I was unsure of this route from the very beginning. The Lake Range is a prominent mountain range along the east shore of Pyramid Lake and creates the backdrop that most visitors appreciate when they visit this gem of northern Nevada. To the east of the Lake Range is Winnemucca Lake, the Selenite and Nightingale Ranges. To the west of the Lake Range is Pyramid Lake, San Emidio Desert, and the Fox Range. On my previous visits I scanned the eastern slope of the range along State Route 447 looking for roads into the range. Following up with cross referencing maps it seemed Three Mile Canyon offered a mix of broken double track and a dry wash to a saddle with a similar prospect to descend into the San Emidio Desert.
So there was the loose plan I presented to Dean Magnuson, who is a great riding partner for many reasons including going along with my uncertain plans. We found the road and started out off the pavement of SR 447 with a view of Winnemucca Lake playa and the Selenite and Nightingale Ranges behind us. We quickly entered the dry wash of Three Mile Canyon and realized the necessity of our fat bikes to ride the sandy, rocky wash. I had considered riding plus sized tires which would have been ok, but probably required a bit of hike-a-bike in the softest sections. There are always trade-offs with tire selection.
After passing snakes, lizards, and a tarantula we made our way to the top of the canyon and found an overgrown and rutted double track descent to the San Emidio Desert. To the north was a power line which is likely to have a service road through the range as well. Across the desert lies the Fox Range separating the San Emidio and Smoke Creek Deserts. The route we were following seemed to show very little traffic adding to its aesthetic.
The San Emidio Desert has a small playa to the north but otherwise has sparse vegetation where we rode. There were several choices in all directions which will definitely bring me back to San Emidio.
We rode south into San Emidio Canyon. It was a gentle climb on dirt road that eventually followed a significant wash fed by San Emidio Spring. We came to a corral and stone walls in the canyon. But as time would allow we picked this as a turn around point.
Beyond this point it looks as though the double track will climb to a vista point overlooking the north end of Pyramid Lake. This area is on Pyramid Lake Paiute Reservation land so camping does require a permit.
Our return trip followed our original route in part because of time restraints. As an alternate return we debated riding north to the power line road which offered less climbing but greater mileage. In the end the descent through the winding, sandy, rocky wash of Three Mile Canyon (3.7 miles in length) was a blast! “Dean, this is your kind of ride!”

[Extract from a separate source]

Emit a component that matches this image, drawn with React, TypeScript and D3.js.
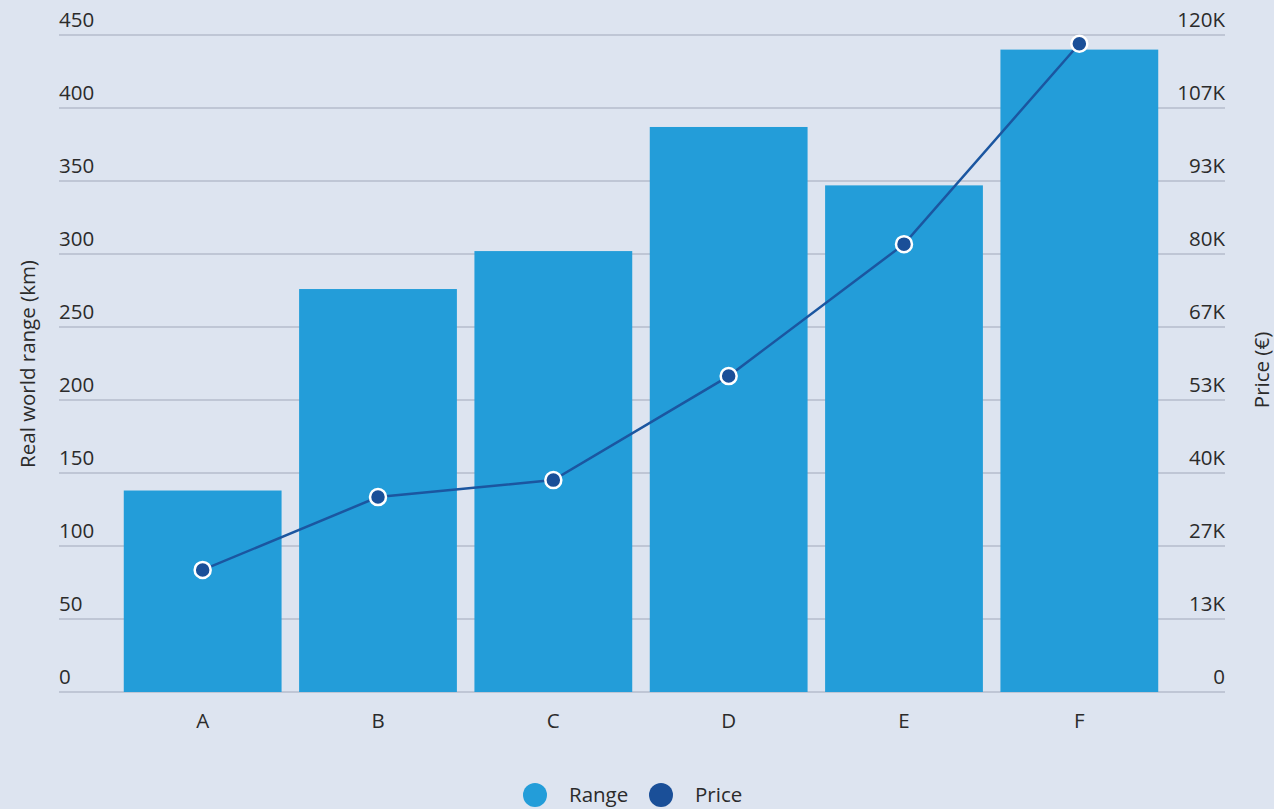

Three Mile Canyon is a great connector for off road touring routes going east and west in this part of northern Nevada. This route would connect rides in the Selenite and Nightingale Ranges with the rides in the Virginia Mountains and Smoke Creek Desert. The San Emidio Desert is an unsung destination for northern Nevada as well. It is home to the San Emidio Geothermal Plant and Empire Farms but its remoteness is its greatest attraction.